No campo político e social, justificou que não vê recuos nas aberturas que encetou no início do seu mandato, defendeu o ex Vice-Presidente por uma questão de soberania, a questão do poder de compra dos trabalhadores está em cima da sua mesa mas tem que gerir uma manta de pobre, o desemprego não o deixa dormir e - de kaxêxe, provocado pela jornalista - foi dizendo à oposição que podem juntar-se o quanto quiserem que ele e o MPLA estão prontos para o embate político eleitoral. Interessante, disse que o fazer política de alguns partidos da oposição é levar jovens a queimar pneus na rua e, dias depois, de facto aconteceu. Desabafou com base em informações privilegiadas? Pergunta que fica para outra ocasião.

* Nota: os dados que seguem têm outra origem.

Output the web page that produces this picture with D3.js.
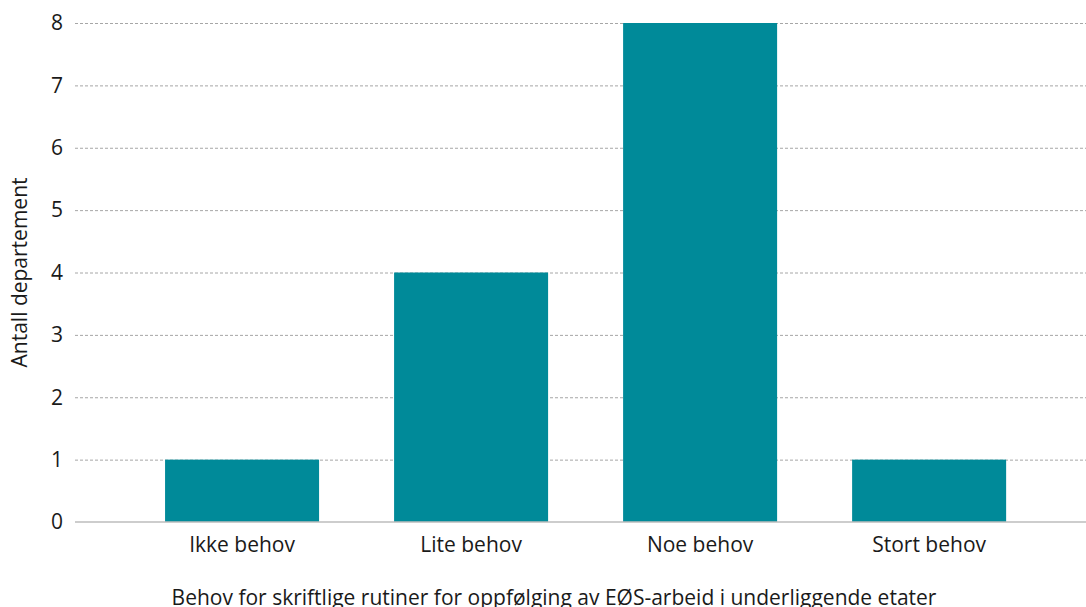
<!DOCTYPE html>
<html>
<head>
<meta charset="utf-8">
<script src="https://cdn.jsdelivr.net/npm/d3@7"></script>
<style>
  body { margin: 0; background: #fff; }
  text { font-family: "Open Sans", sans-serif; fill: #1a1a1a; }
</style>
</head>
<body>
<svg class="barViz" width="1086" height="607"></svg>
<script>
const categories = ['Ikke behov', 'Lite behov', 'Noe behov', 'Stort behov'];
const counts = [1, 4, 8, 1];
const yTicks = [0, 1, 2, 3, 4, 5, 6, 7, 8];

const margin = { top: 23, right: 0, bottom: 85, left: 75 };
const width = 1086 - margin.left - margin.right;
const height = 607 - margin.top - margin.bottom;

const svg = d3.select('svg.barViz');
const g = svg.append('g')
             .attr('transform', `translate(${margin.left}, ${margin.top})`);

const x = d3.scaleBand()
            .domain(categories)
            .range([0, width])
            .paddingInner(0.3275)
            .paddingOuter(0.371)
            .align(0.53);

const y = d3.scaleLinear()
            .domain([0, 8])
            .range([height, 0]);

// gridlines
g.selectAll('line.grid')
  .data(yTicks.filter(d => d > 0))
  .enter()
  .append('line')
  .attr('class', 'grid')
  .attr('x1', 0)
  .attr('x2', width)
  .attr('y1', d => y(d) + 0.5)
  .attr('y2', d => y(d) + 0.5)
  .style('stroke', '#a6a6a6')
  .style('stroke-width', 1)
  .style('stroke-dasharray', '3,2');

// bars
g.selectAll('rect.bar')
  .data(counts)
  .enter()
  .append('rect')
  .attr('class', 'bar')
  .attr('x', (d, i) => x(categories[i]))
  .attr('y', d => y(d))
  .attr('width', x.bandwidth())
  .attr('height', d => height - y(d))
  .style('fill', '#008a99');

// baseline
g.append('line')
  .attr('x1', 0)
  .attr('x2', width)
  .attr('y1', height)
  .attr('y2', height)
  .style('stroke', '#bdbdbd')
  .style('stroke-width', 1.5);

// y tick labels
g.selectAll('text.ytick')
  .data(yTicks)
  .enter()
  .append('text')
  .attr('class', 'ytick')
  .attr('x', -12)
  .attr('y', d => y(d))
  .attr('dy', '0.35em')
  .attr('text-anchor', 'end')
  .style('font-size', '21px')
  .text(d => d);

// x tick labels
g.selectAll('text.xtick')
  .data(categories)
  .enter()
  .append('text')
  .attr('class', 'xtick')
  .attr('x', d => x(d) + x.bandwidth() / 2)
  .attr('y', height + 30)
  .attr('text-anchor', 'middle')
  .style('font-size', '21px')
  .text(d => d);

// axis titles
svg.append('text')
  .attr('x', 554)
  .attr('y', 605)
  .attr('text-anchor', 'middle')
  .style('font-size', '21px')
  .text('Behov for skriftlige rutiner for oppfølging av EØS-arbeid i underliggende etater');

svg.append('text')
  .attr('transform', `translate(27, ${margin.top + height / 2}) rotate(-90)`)
  .attr('text-anchor', 'middle')
  .style('font-size', '21px')
  .text('Antall departement');
</script>
</body>
</html>
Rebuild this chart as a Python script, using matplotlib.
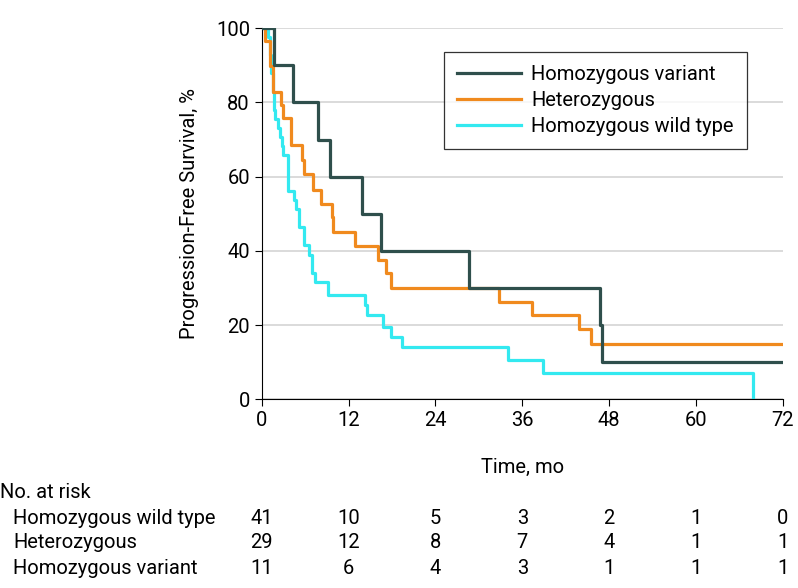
import matplotlib
matplotlib.use("Agg")
import matplotlib.pyplot as plt

plt.rcParams['font.family'] = ['Roboto', 'DejaVu Sans']
FS = 14.5

# step times (mo) and survival (%) after each drop
var_t = [0, 1.66, 4.3, 7.8, 9.5, 13.8, 16.5, 28.7, 46.7, 47.05, 72]
var_s = [100, 90, 80, 70, 60, 50, 40, 30, 20, 10, 10]

het_t = [0, 0.4, 1.1, 1.5, 2.6, 2.9, 4.0, 4.1, 5.6, 5.8, 7.1, 8.2, 9.7, 9.9,
         12.9, 16.0, 17.2, 17.9, 32.8, 37.3, 43.9, 45.5, 72]
het_s = [100, 96.6, 89.7, 82.8, 79.3, 75.7, 72.0, 68.5, 64.5, 60.6, 56.5, 52.7,
         49.0, 45.1, 41.2, 37.6, 33.9, 30.1, 26.2, 22.6, 18.8, 15.0, 15.0]

wt_t = [0, 0.8, 1.1, 1.3, 1.5, 1.7, 1.8, 2.2, 2.5, 2.8, 3.0, 3.6, 4.4, 4.7,
        5.2, 5.9, 6.5, 7.0, 7.3, 9.2, 14.2, 14.5, 16.8, 17.9, 19.4, 34.0,
        38.9, 67.9]
wt_s = [100, 97.6, 92.7, 87.8, 82.9, 78.0, 75.6, 73.2, 70.7, 68.3, 65.9, 56.1,
        53.7, 51.2, 46.3, 41.5, 39.0, 34.1, 31.7, 28.0, 25.3, 22.6, 19.5, 16.8,
        14.1, 10.5, 7.1, 0]

xticks = [0, 12, 24, 36, 48, 60, 72]
risk_labels = ["Homozygous wild type", "Heterozygous", "Homozygous variant"]
risk_wt = [41, 10, 5, 3, 2, 1, 0]
risk_het = [29, 12, 8, 7, 4, 1, 1]
risk_var = [11, 6, 4, 3, 1, 1, 1]

c_var = '#2f4f4c'
c_het = '#f08a1e'
c_wt = '#33e9f0'

fig = plt.figure(figsize=(7.98, 5.88), dpi=100)
ax = fig.add_axes([0.328, 0.321, 0.653, 0.631])

ax.step(var_t, var_s, where='post', color=c_var, lw=2.3, label='Homozygous variant', zorder=3)
ax.step(het_t, het_s, where='post', color=c_het, lw=2.3, label='Heterozygous', zorder=2)
ax.step(wt_t, wt_s, where='post', color=c_wt, lw=2.3, label='Homozygous wild type', zorder=1)

ax.set_xlim(0, 72)
ax.set_ylim(0, 100)
ax.set_xticks(xticks)
ax.set_yticks([0, 20, 40, 60, 80, 100])
ax.yaxis.grid(True, color='#d4d4d4', lw=1.2)
ax.set_axisbelow(True)
ax.spines['top'].set_visible(False)
ax.spines['right'].set_visible(False)
ax.tick_params(labelsize=FS, length=5, colors='black')
ax.set_xlabel('Time, mo', fontsize=FS, labelpad=20)
ax.set_ylabel('Progression-Free Survival, %', fontsize=FS, labelpad=12)

leg = ax.legend(loc='upper right', bbox_to_anchor=(0.931, 0.935), fontsize=FS,
                frameon=True, fancybox=False, handlelength=3.2, borderpad=0.65,
                handletextpad=0.5, labelspacing=0.34, borderaxespad=0)
leg.get_frame().set_edgecolor('black')
leg.get_frame().set_linewidth(0.9)

# number at risk table
fig.text(0.0, 1 - 492 / 588, 'No. at risk', fontsize=FS, va='center', ha='left')
rows = [risk_wt, risk_het, risk_var]
ys = [518, 543, 568]
for lab, vals, yp in zip(risk_labels, rows, ys):
    yf = 1 - yp / 588
    fig.text(13 / 798, yf, lab, fontsize=FS, va='center', ha='left')
    for xt, v in zip(xticks, vals):
        xd = ax.transData.transform((xt, 0))[0]
        xf = fig.transFigure.inverted().transform((xd, 0))[0]
        fig.text(xf, yf, str(v), fontsize=FS, va='center', ha='center')

fig.savefig('out.png', dpi=100)
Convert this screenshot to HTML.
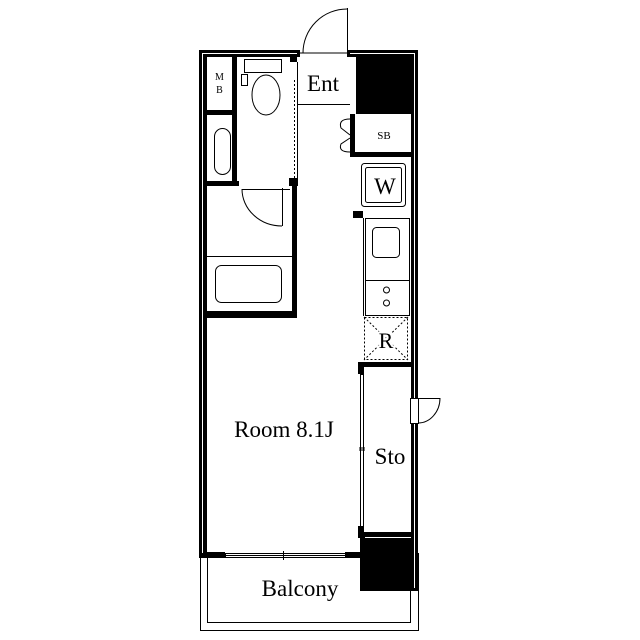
<!DOCTYPE html>
<html><head><style>html,body{margin:0;padding:0;background:#fff}svg{display:block}</style></head><body>
<svg width="640" height="640" viewBox="0 0 640 640" xmlns="http://www.w3.org/2000/svg" font-family="Liberation Serif, serif">
<rect width="640" height="640" fill="#fff"/>
<!-- balcony -->
<rect x="200.5" y="553.5" width="218" height="77" fill="none" stroke="#000" stroke-width="1"/>
<polyline points="207.5,556 207.5,622.5 410.5,622.5 410.5,590" fill="none" stroke="#000"/>
<!-- outer walls -->
<g fill="#000">
<rect x="199" y="50" width="101" height="7"/>
<rect x="347" y="50" width="71" height="7"/>
<rect x="199" y="50" width="8" height="508"/>
<rect x="411" y="50" width="7" height="348"/>
<rect x="411" y="424" width="7" height="167"/>
<rect x="360" y="585" width="58" height="6"/>
<rect x="199" y="552" width="26" height="6"/>
<rect x="345" y="552" width="20" height="6"/>
<rect x="360" y="532" width="5" height="58"/>
<rect x="356" y="56" width="56" height="58"/>
<rect x="365" y="538" width="47" height="47"/>
<rect x="232" y="56" width="5" height="130"/>
<rect x="206" y="110" width="31" height="5"/>
<rect x="206" y="181" width="33" height="5"/>
<rect x="290" y="56" width="7" height="6"/>
<rect x="289" y="178" width="8" height="8"/>
<rect x="292" y="186" width="5" height="132"/>
<rect x="206" y="311" width="91" height="7"/>
<rect x="350" y="114" width="5" height="41"/>
<rect x="350" y="152" width="62" height="5"/>
<rect x="353" y="211" width="10" height="7"/>
<rect x="358" y="362" width="6" height="12"/>
<rect x="358" y="526" width="6" height="12"/>
<rect x="364" y="362" width="48" height="5"/>
<rect x="364" y="532" width="48" height="5"/>
</g>
<g fill="none" stroke="#fff" stroke-width="1">
<polyline points="202.5,553 202.5,53.5 297,53.5"/>
<polyline points="350,53.5 414.5,53.5 414.5,398"/>
<line x1="414.5" y1="424" x2="414.5" y2="588"/>
</g>
<!-- entry door -->
<line x1="300" y1="53" x2="347" y2="53" stroke="#000"/>
<line x1="347.5" y1="8" x2="347.5" y2="56" stroke="#000"/>
<path d="M347,9 A44,44 0 0 0 303,53" fill="none" stroke="#000"/>
<line x1="297" y1="104.5" x2="350" y2="104.5" stroke="#000"/>
<text x="323" y="91" font-size="23" text-anchor="middle">Ent</text>
<text x="219.5" y="80" font-size="10" text-anchor="middle">M</text>
<text x="219.5" y="93" font-size="10" text-anchor="middle">B</text>
<!-- toilet -->
<rect x="244.5" y="59.5" width="37" height="13" fill="none" stroke="#000"/>
<rect x="241.5" y="74.5" width="6" height="11" fill="none" stroke="#000"/>
<ellipse cx="266" cy="95" rx="14" ry="20" fill="#fff" stroke="#000"/>
<line x1="294.5" y1="80" x2="294.5" y2="178" stroke="#000" stroke-dasharray="2,2"/>
<line x1="297.5" y1="62" x2="297.5" y2="186" stroke="#000"/>
<rect x="214.5" y="128.5" width="16" height="46" rx="8" fill="none" stroke="#000"/>
<!-- bathroom -->
<line x1="242" y1="189.5" x2="290" y2="189.5" stroke="#000"/>
<line x1="282.5" y1="188" x2="282.5" y2="226" stroke="#000"/>
<path d="M242,189 A40,37 0 0 0 282,226" fill="none" stroke="#000"/>
<line x1="206" y1="256.5" x2="292" y2="256.5" stroke="#000"/>
<rect x="215.5" y="265.5" width="66" height="37" rx="6" fill="none" stroke="#000"/>
<!-- SB -->
<text x="384" y="139" font-size="11" text-anchor="middle">SB</text>
<path d="M350,119 Q338,119 341,128 L350,135 M350,138 L341,144 Q338,152 350,152" fill="none" stroke="#000"/>
<!-- W -->
<rect x="361.5" y="163.5" width="44" height="43" rx="3" fill="none" stroke="#000"/>
<rect x="365.5" y="167.5" width="36" height="35" rx="2" fill="none" stroke="#000"/>
<text x="385" y="194" font-size="23" text-anchor="middle">W</text>
<!-- kitchen -->
<rect x="365.5" y="218.5" width="44" height="97" fill="none" stroke="#000"/>
<line x1="363.5" y1="218" x2="363.5" y2="316" stroke="#000"/>
<rect x="372.5" y="227.5" width="27" height="30" rx="4" fill="none" stroke="#000"/>
<line x1="365" y1="280.5" x2="410" y2="280.5" stroke="#000"/>
<circle cx="386.5" cy="290" r="3" fill="none" stroke="#000"/>
<circle cx="386.5" cy="303" r="3" fill="none" stroke="#000"/>
<rect x="364.5" y="317.5" width="43" height="42" fill="none" stroke="#000" stroke-dasharray="2,2"/>
<path d="M364,317 L408,360 M408,317 L364,360" stroke="#000" stroke-dasharray="2,2"/>
<text x="386" y="348" font-size="22" text-anchor="middle" fill="#fff" stroke="#fff" stroke-width="4">R</text>
<text x="386" y="348" font-size="22" text-anchor="middle">R</text>
<!-- Sto -->
<rect x="360.5" y="374.5" width="3" height="152" fill="none" stroke="#000"/>
<line x1="359" y1="448" x2="365" y2="448" stroke="#000"/>
<line x1="359" y1="450" x2="365" y2="450" stroke="#000"/>
<text x="390" y="464" font-size="23" text-anchor="middle">Sto</text>
<rect x="410.5" y="398.5" width="8" height="25" fill="#fff" stroke="#000"/>
<line x1="418" y1="398.5" x2="440" y2="398.5" stroke="#000"/>
<path d="M440,398 A22,25 0 0 1 418,423" fill="none" stroke="#000"/>
<text x="284" y="437" font-size="23" text-anchor="middle">Room 8.1J</text>
<!-- window -->
<rect x="225.5" y="553.5" width="120" height="4" fill="none" stroke="#000"/>
<line x1="225" y1="555.5" x2="345" y2="555.5" stroke="#000"/>
<line x1="283.5" y1="551" x2="283.5" y2="560" stroke="#000"/>
<text x="300" y="596" font-size="23" text-anchor="middle">Balcony</text>
</svg>
</body></html>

Em resumo, o Presidente foi exaustivo. Durante duas horas, respondeu a duas rondas de perguntas de todos os jornalistas presentes. Podendo estes fazer perguntas de seguimento caso não estivessem satisfeitos com as respostas anteriores, não o fizeram. Numa avaliação geral do exercício, assacados os pontos bons e menos bons, foi francamente positivo. Se teve um defeito é que soube a pouco. Os cidadãos queriam mais, muito mais assuntos a serem respondidos pelo Presidente para saberem a quantas anda o País. Ficou a promessa que o Presidente voltará a falar para os jornalistas, desta vez para os que não foram. Que assim seja; sendo que todos seguiremos no aprendizado para fazer de cada um deles melhor que o anterior e menos perfeito que o seguinte. Porque é assim que se faz paulatinamente o País que se (re)ergue das amarras desta malfadada epidemia e segue confiante em direcção ao futuro que é seu por direito.